The question in this movie is not "Whodunit", but rather "Whydidtheydunit". In the opening scene (in the dark and rain...how mysterious) the police descend on the ritzy abode of Jimmy Smits and Mary-Louise Parker to discover the former lying in the foyer with some shrub clippers protruding from his belly (the couples handyman is also dead, but who cares?). Parker is upstairs, covered in blood, clutching a knife and staring into space.
It seems pretty darn obvious that she did it, but she doesn't remember a thing, so the cops bring in a world-renowned psychiatric expert (Nigel Hawthorne) who luckily lives nearby to clear up the whole mess. He doesn't.
We then suffer through a ninety-minute quest to define the nature of memory and the mind which is both confusing (it is supposed to be) and boring (an unintended consequence).
It's hard to believe that Jimmy Smits left "NYPD Blue" to pursue these kind of career opportunities.
U.S. Marshals (1998)
The first one was better.
This is a sequel to the 1993 flick, The Fugitive, and, despite decent performances by Tommy Lee Jones and Wesley Snipes (Irene Jacob, a very talented French actress, who is also a babe of biblical proportions, appears much too infrequently), was far inferior to its predecessor. It was a suspense movie without the suspense (anyone who doesn't know how it's going to end before it starts should be watching Scooby Doo).
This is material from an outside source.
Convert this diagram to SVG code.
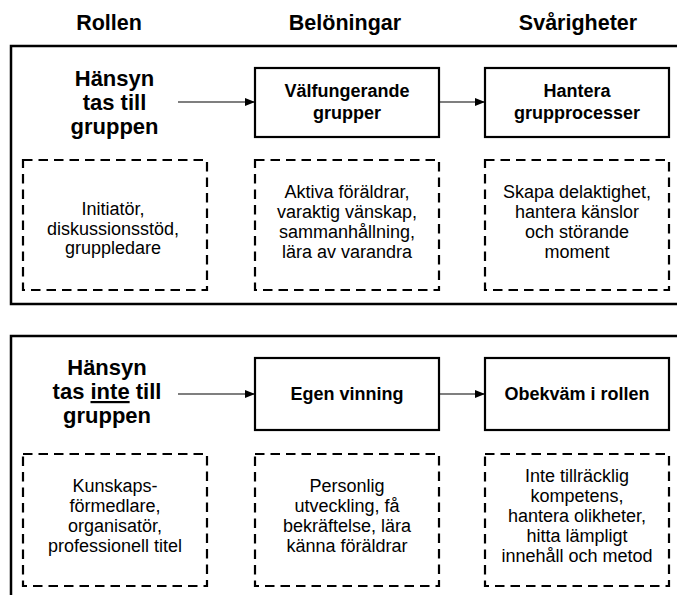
<svg xmlns="http://www.w3.org/2000/svg" width="677" height="595" viewBox="0 0 677 595">
<style>
text{font-family:"Liberation Sans",Arial,Helvetica,sans-serif;fill:#000;text-anchor:middle}
.hd{font-size:21.5px;font-weight:bold}
.big{font-size:22px;font-weight:bold}
.bx{font-size:18px;font-weight:bold}
.tx{font-size:18px}
.outer{fill:none;stroke:#000;stroke-width:2.5}
.solid{fill:#fff;stroke:#000;stroke-width:2.2}
.dash{fill:none;stroke:#000;stroke-width:2.2;stroke-dasharray:9.5 6}
.conn{stroke:#000;stroke-width:1.2;fill:none}
</style>
<defs>
<marker id="ah" viewBox="0 0 10 8" refX="10" refY="4" markerWidth="10" markerHeight="8" markerUnits="userSpaceOnUse" orient="auto">
<path d="M0,0 L10,4 L0,8 Z" fill="#000"/>
</marker>
</defs>
<rect width="677" height="595" fill="#fff"/>
<g id="headers">
<text class="hd" x="109" y="30">Rollen</text>
<text class="hd" x="345" y="30">Belöningar</text>
<text class="hd" x="578" y="30">Svårigheter</text>
</g>
<g id="panel-top">
<rect class="outer" x="11" y="46" width="700" height="258"/>
</g>
<g id="panel-bottom">
<rect class="outer" x="11" y="336" width="700" height="300"/>
</g>
<g id="connectors">
<line class="conn" x1="178" y1="102" x2="255" y2="102" marker-end="url(#ah)"/>
<line class="conn" x1="439" y1="102" x2="485" y2="102" marker-end="url(#ah)"/>
<line class="conn" x1="178" y1="394" x2="255" y2="394" marker-end="url(#ah)"/>
<line class="conn" x1="439" y1="394" x2="485" y2="394" marker-end="url(#ah)"/>
</g>
<g id="hansyn-top">
<text class="big" x="114.5" y="86">Hänsyn</text>
<text class="big" x="114.5" y="110">tas till</text>
<text class="big" x="114.5" y="134">gruppen</text>
</g>
<g id="valfungerande">
<rect class="solid" x="255" y="68" width="184" height="69"/>
<text class="bx" x="347" y="97">Välfungerande</text>
<text class="bx" x="347" y="119">grupper</text>
</g>
<g id="hantera">
<rect class="solid" x="485" y="68" width="184" height="69"/>
<text class="bx" x="577" y="97">Hantera</text>
<text class="bx" x="577" y="119">grupprocesser</text>
</g>
<g id="roll-top">
<rect class="dash" x="23" y="160" width="184" height="130"/>
<text class="tx" x="113" y="215">Initiatör,</text>
<text class="tx" x="113" y="235">diskussionsstöd,</text>
<text class="tx" x="113" y="254">gruppledare</text>
</g>
<g id="belon-top">
<rect class="dash" x="255" y="160" width="184" height="130"/>
<text class="tx" x="347" y="198">Aktiva föräldrar,</text>
<text class="tx" x="347" y="218">varaktig vänskap,</text>
<text class="tx" x="347" y="238">sammanhållning,</text>
<text class="tx" x="347" y="258">lära av varandra</text>
</g>
<g id="svar-top">
<rect class="dash" x="485" y="160" width="184" height="130"/>
<text class="tx" x="577" y="198">Skapa delaktighet,</text>
<text class="tx" x="577" y="218">hantera känslor</text>
<text class="tx" x="577" y="238">och störande</text>
<text class="tx" x="577" y="258">moment</text>
</g>
<g id="hansyn-bottom">
<text class="big" x="107" y="375">Hänsyn</text>
<text class="big" x="107" y="399">tas <tspan style="text-decoration:underline">inte</tspan> till</text>
<text class="big" x="107" y="423">gruppen</text>
</g>
<g id="egen-vinning">
<rect class="solid" x="255" y="358" width="184" height="72"/>
<text class="bx" x="347" y="400">Egen vinning</text>
</g>
<g id="obekvam">
<rect class="solid" x="485" y="358" width="184" height="72"/>
<text class="bx" x="577" y="400">Obekväm i rollen</text>
</g>
<g id="roll-bottom">
<rect class="dash" x="23" y="454" width="184" height="132"/>
<text class="tx" x="115" y="492">Kunskaps-</text>
<text class="tx" x="115" y="512">förmedlare,</text>
<text class="tx" x="115" y="532">organisatör,</text>
<text class="tx" x="115" y="552">professionell titel</text>
</g>
<g id="belon-bottom">
<rect class="dash" x="255" y="454" width="184" height="132"/>
<text class="tx" x="347" y="492">Personlig</text>
<text class="tx" x="347" y="512">utveckling, få</text>
<text class="tx" x="347" y="532">bekräftelse, lära</text>
<text class="tx" x="347" y="552">känna föräldrar</text>
</g>
<g id="svar-bottom">
<rect class="dash" x="485" y="454" width="184" height="132"/>
<text class="tx" x="577" y="482">Inte tillräcklig</text>
<text class="tx" x="577" y="502">kompetens,</text>
<text class="tx" x="577" y="522">hantera olikheter,</text>
<text class="tx" x="577" y="542">hitta lämpligt</text>
<text class="tx" x="577" y="562">innehåll och metod</text>
</g>
</svg>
The trick in this type of movie is to generate suspense anyway, and I found U.S. Marshals sorely lacking. The dialog was sappy, the plot "twists" were entirely predictable and the climax was, well...not all that climatic. There were too many lulls in the action (the lack thereof saved the first film) and the story was WAY too derivative of its predecessor.
You'd be better off watching The Fugitive again.